The fall in GDP was led by an annualized 51.8 percent fall in private investment.  For the second straight quarter, there was a fall in every category of investment except farm inventories.  The decline in investment cost 8.83 percentage points of GDP growth, primarily in nonresidential fixed investment which fell at a 37.9 percent annual rate, and changes in private inventories, which accounted for nearly one-third of the overall decline in investment.  Sustained declines in equipment and software (-33.8 percent) in the first quarter are joined by accelerating losses in nonresidential structures (-44.2 percent).  Nonresidential structures had been an important contributor to growth in the previous two years, adding half a percentage point to growth, but structures alone removed 2.13 percentage points of growth in the first quarter of 2009 – likely the beginning of the end of the nonresidential real estate boom.  The collapse of the housing bubble also continues to take a toll on the economy as residential investment fell at a 38.0 percent rate, contributing -1.36 percentage points to the 8.83 point decline.

Personal consumption rose in the first quarter of 2009, led by motor vehicles (20.5 percent) and parts as well as household electricity and gas (20.5 percent).  The bounce in auto sales follows six quarters of accelerating declines but in large part is due to the inventory declines as motor vehicle output removed 1.36 percentage points of growth from the economy.  With GM announcing large plant and dealer closings, future increases in consumption of autos are likely to factor even more into imports and less in domestic output.

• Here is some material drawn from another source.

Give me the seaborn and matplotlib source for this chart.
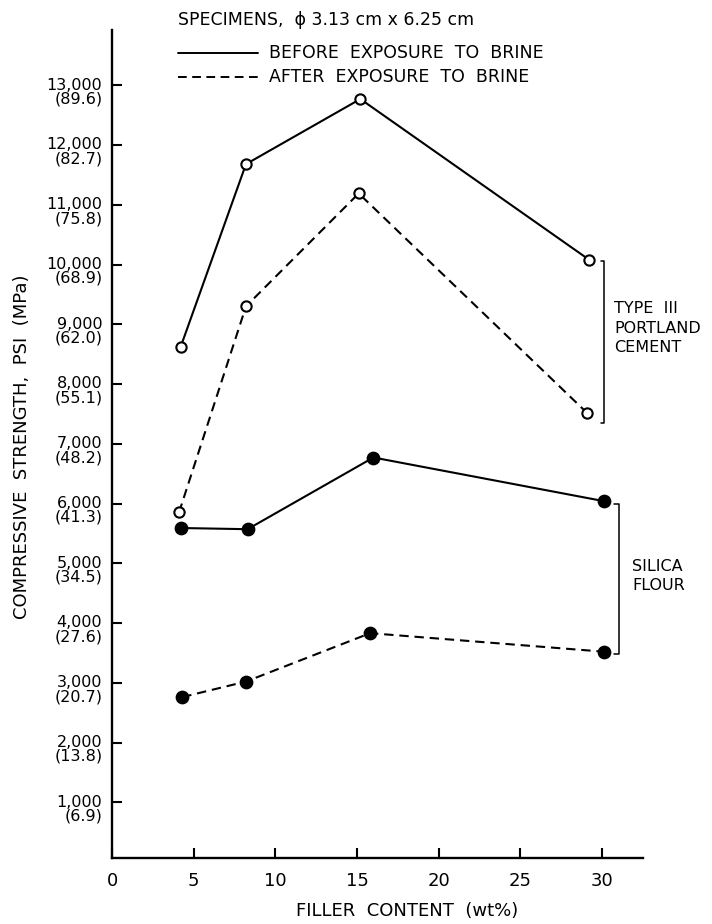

Both imports and exports fell by large amounts in the quarter (34.1 and 30.0 percent, respectively).  This improvement in the balance of trade contributed 1.99 percentage points to GDP growth.  Also making a positive impact on growth were personal consumption expenditures, adding 1.50 percentage points.  Government expenditures fell at a 3.9 percent annual rate.  As predicted in January, state and local governments continue to tighten their belts as revenues fall, accounting for more than half the fall in government expenditures.  On the federal side, non-defense expenditures grew at an annual 1.3 percent rate in the quarter, partially reflecting the large (15.3 percent annualized rate) increase in pre-election spending over the fourth quarter of 2008.
 
With house prices falling at a rate of 20 percent per year nationally, the economy losing hundreds of thousands of jobs every month, and a Congress seemingly determined to take back from the budget what it gave in stimulus, it is not clear how consumption growth will be sustained.


David Rosnick is an economist at the Center for Economic and Policy Research.  CEPR’s GDP Byte is published quarterly upon release of the Bureau of Economic Analysis’ report on the Gross Domestic Product.